The parallel structure in the verse confirms the singular individual male:

The masculine singular subject and object constructions indicate a one-to-one, personal conflict—not a collective allegory, and certainly not a feminine subject.

Patristic and Apocryphal Witnesses: Misused and Misguided

The challenge resorts to citing numerous Church Fathers and apocryphal or devotional traditions—Tertullian, Ambrose, Augustine, Jerome, and others—to vindicate the feminine rendering. But this argument collapses under its own weight for three reasons:

First, the patristic authors were not writing in Hebrew and often relied on the Old Latin, Vulgate, or Septuagint. These are translations, not original sources. They reflect theological interpretations and manuscript transmission traditions that were prone to theological insertions—especially as Marian devotion escalated.

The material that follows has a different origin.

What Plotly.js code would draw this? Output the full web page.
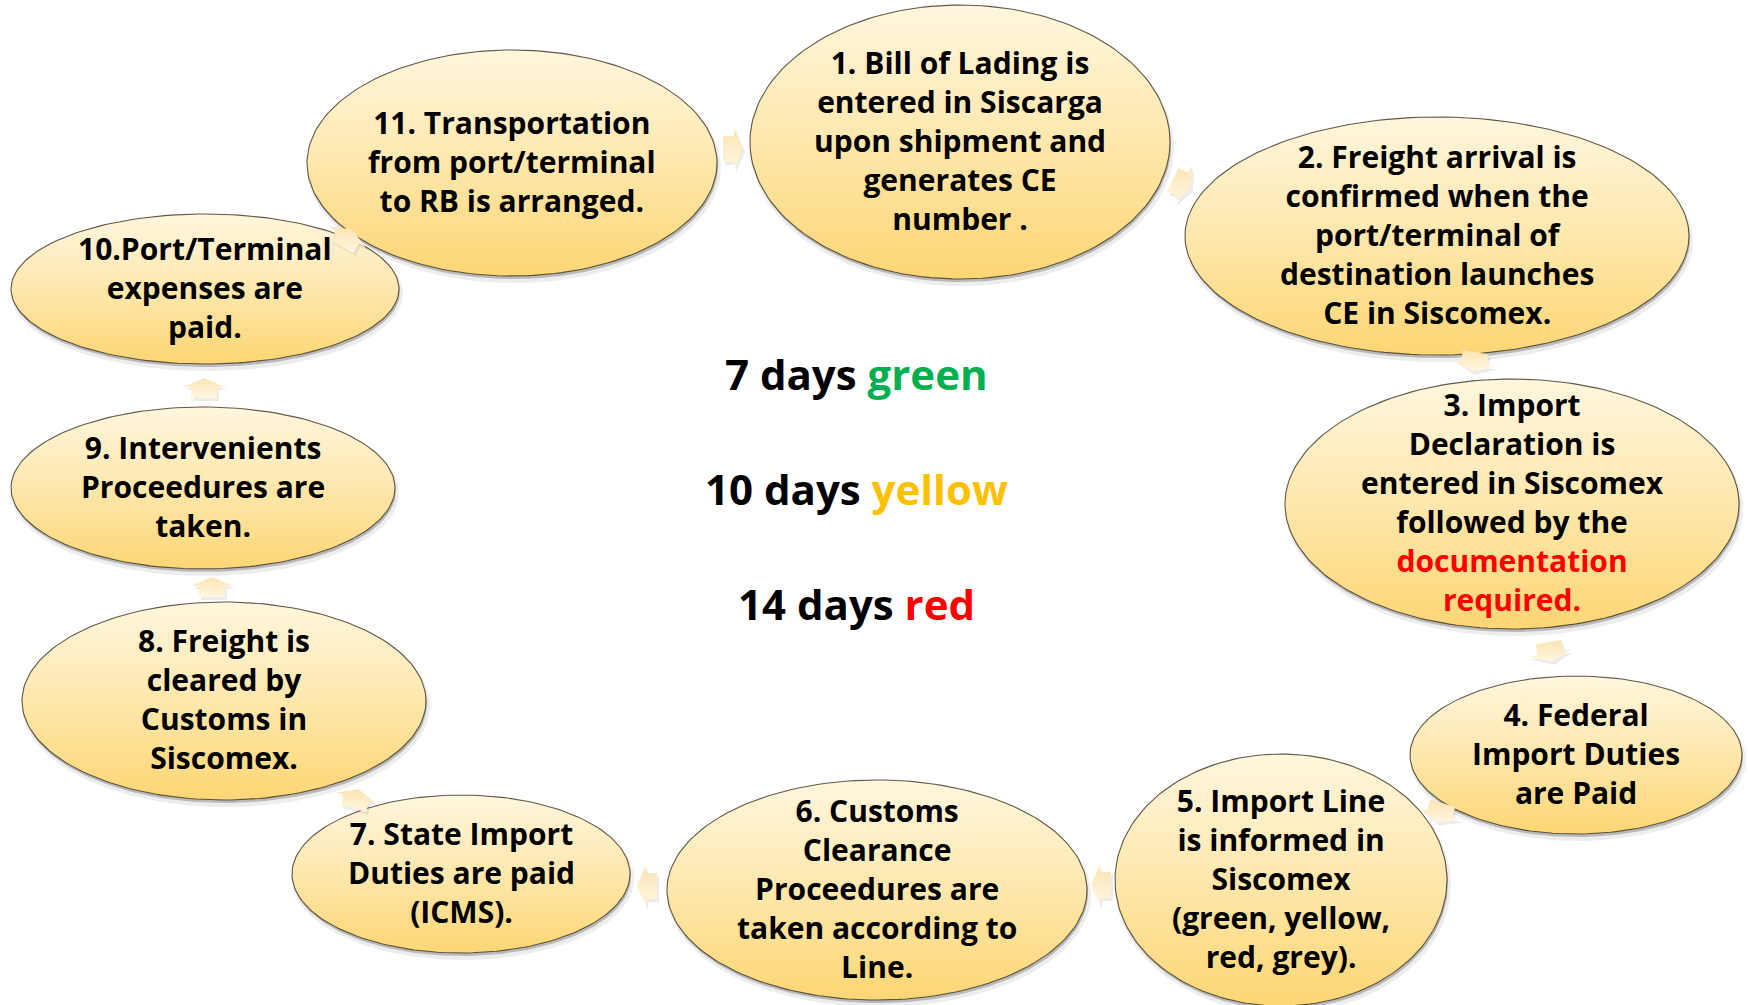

Second, many of the writers cited are speaking devotionally, not exegetically. Their interpretations are shaped by later doctrinal developments and allegorization, not careful grammatical analysis of the Hebrew text. For example, when Saint Bernard of Clairvaux or Ephrem the Syrian references Mary crushing the serpent, they are engaging in Mariological typology rooted in Church tradition, not grounded in the inspired Hebrew grammar.

Third, some early Christian writings were explicitly allegorical, a method wholly rejected by the Historical-Grammatical approach which honors the intended, literal meaning of the original text. Allegory was commonly used in Alexandrian exegesis, particularly by Origen and later by Augustine. But allegorizing the serpent, the woman, and the seed creates doctrinal chaos and violates the principle of sola Scriptura.

The Vulgate’s “Ipsa” Is a Corruption, Not a Witness

The Latin Vulgate rendering “ipsa” (“she”) in ipsa conteret caput tuum (“she shall crush your head”) is grammatically unjustifiable based on the Hebrew. Jerome either introduced or adopted a gender switch based on theological motives or copyist error. The Latin masculine “ipse” would have properly represented הוּא (hūʾ). “Ipsa” reflects an interpretive rather than translational choice.

Even Roman Catholic scholars today admit that “ipsa” is likely not the correct rendering and that the passage refers to Christ, not Mary. The Nova Vulgata, the official Latin text of the Catholic Church since the 1970s, now reads ipse, not ipsa—a silent correction acknowledging the original error.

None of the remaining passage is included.